Widow. Leave glory to great folks. Ah! Claude, Claude, castles in the air cost a vast deal to keep up! How is all this to end? What good does it do thee to learn Latin, and sing songs, and play on the guitar, and fence, and dance, and paint pictures? All very fine; but what does it bring in?
Mel. Wealth! wealth, my mother! Wealth to the mind—wealth to the heart—high thoughts—bright dreams—the hope of fame—the ambition to be worthier to love Pauline.
Widow. My poor son!—The young lady will never think of thee.
Mel. Do the stars think of us? Yet if the prisoner see them shine into his dungeon, wouldst thou bid him turn away from their lustre? Even so from this low cell, poverty, I lift my eyes to Pauline and forget my chains.—[Goes to the picture and draws aside the curtain.]
See, this is her image—painted from memory. Oh, how the canvas wrongs her!—[Takes up the brush and throws it aside.] I shall never be a painter! I can paint no likeness but one, and that is above all art. I would turn soldier—France needs soldiers! But to leave the air that Pauline breathes! What is the hour?—so late? I will tell thee a secret, mother. Thou knowest that for the last six weeks I have sent every day the rarest flowers to Pauline?—she wears them. I have seen them on her breast. Ah, and then the whole universe seemed filled with odors! I have now grown more bold—I have poured my worship into poetry—I have sent the verses to Pauline—I have signed them with my own name. My messenger ought to—be back by this time. I bade him wait for the answer.

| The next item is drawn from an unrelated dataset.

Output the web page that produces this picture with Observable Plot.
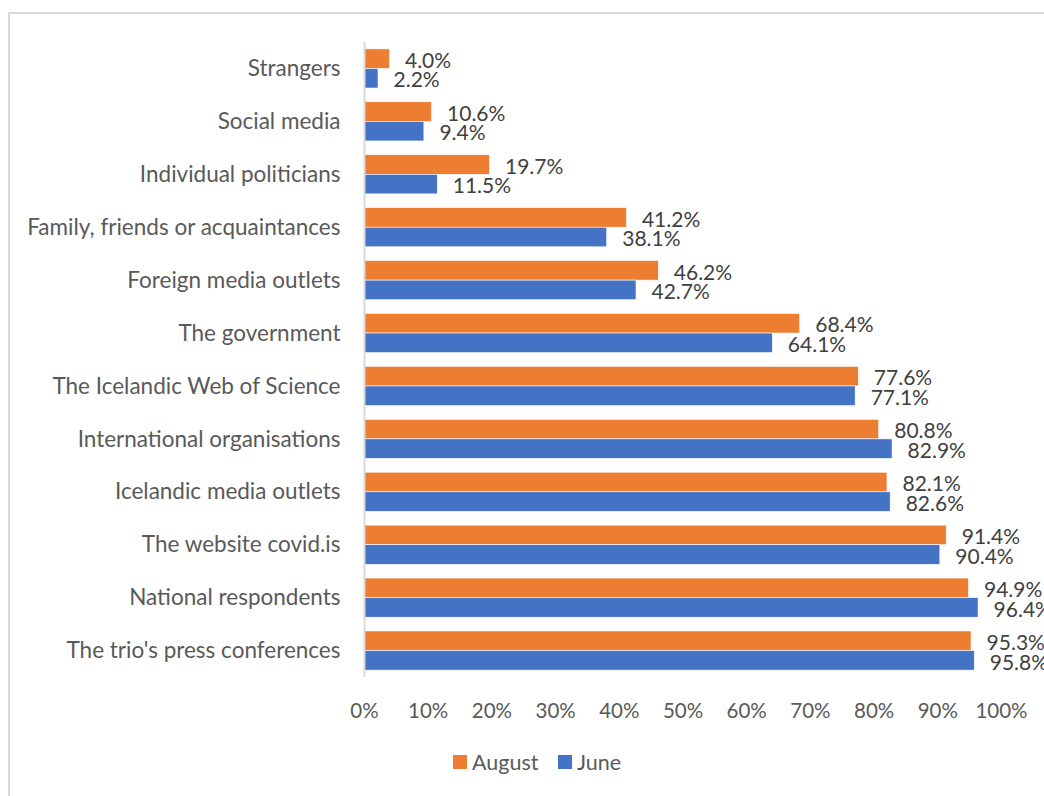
<!DOCTYPE html>
<html>
<head>
<meta charset="utf-8">
<script src="https://cdn.jsdelivr.net/npm/d3@7"></script>
<script src="https://cdn.jsdelivr.net/npm/@observablehq/plot@0.6"></script>
<style>
  html, body { margin: 0; padding: 0; background: #fff; overflow: hidden; }
  #wrap { position: relative; width: 1044px; height: 796px; overflow: hidden; font-family: Lato, "Open Sans", sans-serif; }
  #border { position: absolute; left: 8px; top: 12px; width: 1100px; height: 900px; border: 2px solid #d9d9d9; box-sizing: border-box; }
  #chart { position: absolute; left: 0; top: 0; }
  #legend { position: absolute; top: 751px; left: 0; width: 1044px; height: 22px; font-size: 21.5px; color: #595959; }
  .lg { position: absolute; top: 0; display: flex; align-items: center; height: 22px; }
  .sw { width: 14px; height: 14px; display: inline-block; margin-right: 5px; }
</style>
</head>
<body>
<div id="wrap">
  <div id="border"></div>
  <div id="chart"></div>
  <div id="legend"></div>
</div>
<script>
const categories = ["Strangers", "Social media", "Individual politicians", "Family, friends or acquaintances", "Foreign media outlets", "The government", "The Icelandic Web of Science", "International organisations", "Icelandic media outlets", "The website covid.is", "National respondents", "The trio's press conferences"];
const series = ["August", "June"];
const august = [4.0, 10.6, 19.7, 41.2, 46.2, 68.4, 77.6, 80.8, 82.1, 91.4, 94.9, 95.3];
const june = [2.2, 9.4, 11.5, 38.1, 42.7, 64.1, 77.1, 82.9, 82.6, 90.4, 96.4, 95.8];
const xTicks = [0, 10, 20, 30, 40, 50, 60, 70, 80, 90, 100];
const colors = ["#ED7D31", "#4472C4"];

const augRows = categories.map((c, i) => ({category: c, series: "August", value: august[i]}));
const junRows = categories.map((c, i) => ({category: c, series: "June", value: june[i]}));

// layout
const W = 1044, H = 740, MT = 42, MB = 63, PI = 0.26;
const step = (H - MT - MB) / categories.length;
const half = step * (1 - PI) / 2;

const chart = Plot.plot({
  width: W,
  height: H,
  marginLeft: 364,
  marginRight: 43,
  marginTop: MT,
  marginBottom: MB,
  style: {fontFamily: "Lato, 'Open Sans', sans-serif", fontSize: "20.5px", color: "#595959", background: "transparent"},
  x: {domain: [0, 100], ticks: xTicks, tickFormat: d => d + "%", tickSize: 0, tickPadding: 26, label: null},
  y: {domain: categories, paddingInner: PI, paddingOuter: PI / 2, align: 0.5, round: false, tickSize: 0, tickPadding: 24, label: null},
  marks: [
    Plot.barX(augRows, {y: "category", x: "value", fill: colors[0], stroke: "white", strokeWidth: 0.6, insetBottom: half}),
    Plot.barX(junRows, {y: "category", x: "value", fill: colors[1], stroke: "white", strokeWidth: 0.6, insetTop: half}),
    Plot.text(augRows, {y: "category", x: "value", text: d => d.value.toFixed(1) + "%", textAnchor: "start", dx: 15, dy: -half / 2 + 2, fill: "#404040", fontSize: 21}),
    Plot.text(junRows, {y: "category", x: "value", text: d => d.value.toFixed(1) + "%", textAnchor: "start", dx: 15, dy: half / 2 + 2, fill: "#404040", fontSize: 21}),
    Plot.ruleX([0], {stroke: "#d9d9d9", strokeWidth: 2})
  ]
});
chart.querySelectorAll('[aria-label="y-axis tick label"] text, [aria-label="y-axis"] text').forEach(t => t.setAttribute("font-size", "22.5"));
document.getElementById("chart").appendChild(chart);

const legend = document.getElementById("legend");
const lx = [453, 558];
series.forEach((s, i) => {
  const d = document.createElement("div");
  d.className = "lg";
  d.style.left = lx[i] + "px";
  d.innerHTML = `<span class="sw" style="background:${colors[i]}"></span><span>${s}</span>`;
  legend.appendChild(d);
});
</script>
</body>
</html>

Widow. And what answer do you expect, Claude?
Mel. That which the Queen of Navarre sent to the poor troubadour:—“Let me see the Oracle that can tell nations I am beautiful!” She will admit me. I shall hear her speak—I shall meet her eyes—I shall read upon her cheek the sweet thoughts that translate themselves into blushes. Then—then, oh, then—she may forget that I am the peasant’s son!.
Widow. Nay, if she will but hear thee talk, Claude?
Mel. I foresee it all. She will tell me that desert is the true rank. She will give me a badge—a flower—a glove! Oh rapture! I shall join the armies of the republic—I shall rise—I shall win a name that beauty will not blush to hear. I shall return with the right to say to her—“See, how love does not level the proud, but raise the—humble!” Oh, how my heart swells within me!—Oh, what glorious prophets of the future are youth and hope!
[Knock at the door.]
Widow. Come in.
Mel. Welcome, Gaspar, welcome. Where is the letter? Why do you turn away, man? where is the letter? [GASPAR gives him one.] This! This is mine, the one I intrusted to thee. Didst thou not leave it?
Gaspar. Yes, I left it.
Mel. My own verses returned to me. Nothing else!